Donald Sensing comments on Al Zarqawi's actions:

"[Zarqawi] is only marginalizing Islamism when he bombs and assassinates Iraqis who support democracy. Increasingly, his claim that such Muslims are really infidels deserving to die is seen as untenable. Mass heresy among millions of Iraqis? Who could possibly have the right credibly to claim that? Not Abu Musab al-Zarqawi nor anyone else. And who will believe it? Not the Iraqis themselves nor millions of their Arab neighbors."

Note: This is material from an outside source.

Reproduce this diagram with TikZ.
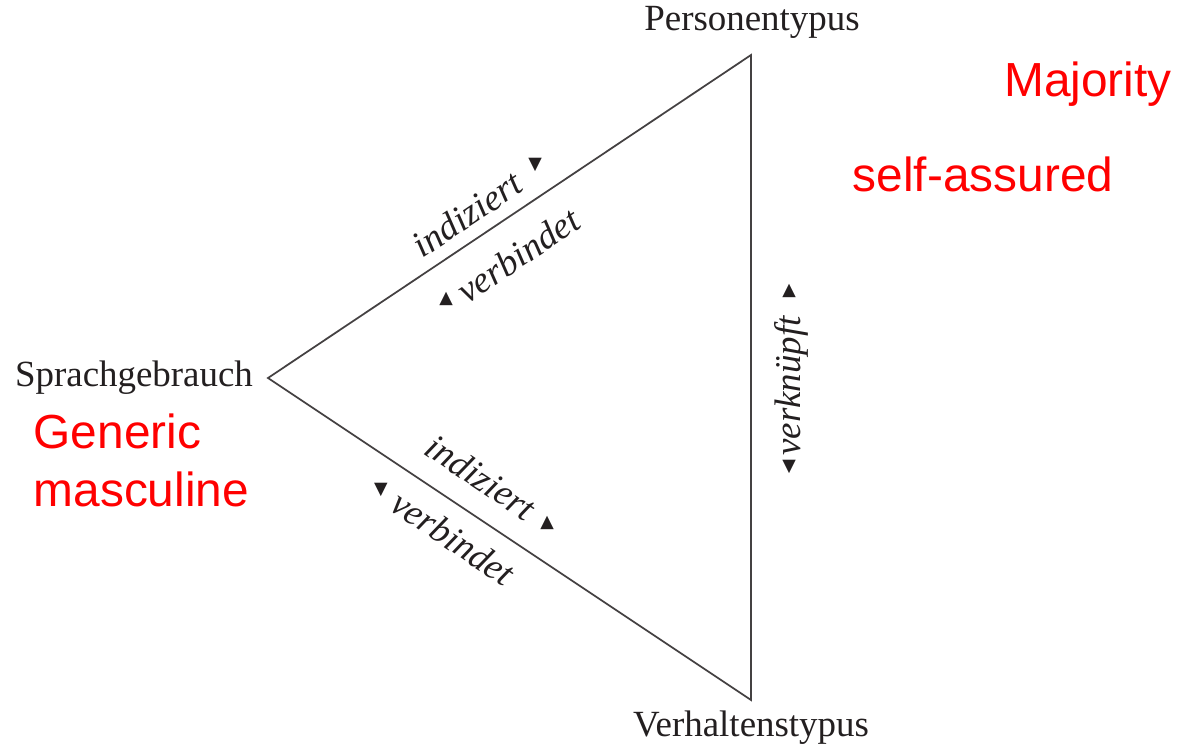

(hat tip: Instapundit) True on one level, but the equation actually makes sense within the context of the last fourteen hundred years of Middle Eastern history. Most Sunnis have traditionally considered Shia to be heretics on theological and doctrinal grounds (the more radical a Sunni Muslim, the more likely he or she will believe that, with the Wahhabi bin Ladenites topping the list: "We demand from the Shiite youth that they return to the book of God and the Sunna of Muhammad" - Al Qaeda spokesman, Al Abu Abd al-Rahman al-Najdi). Now, which group in Iraq is pushing the hardest for the election and is expected to generate the highest turnout? The Shias, of course. So once a heretic, always a heretic, and what Al Zarqawi is really saying is this: my fellow Sunnis - by casting a ballot you will become just like them. This is desperate rhetoric; after all tens, hundreds of millions of Muslims (mostly Sunnis) around the world do vote in elections, apparently with an untroubled conscience. But right now Al Zarqawi is a desperate man.

While to the Western ears weaned on the soothing melody of the Enlightenment and secularism Al Zarqawi's argument seems preposterous, many - too many - both inside and outside of the Iraq will sadly buy it.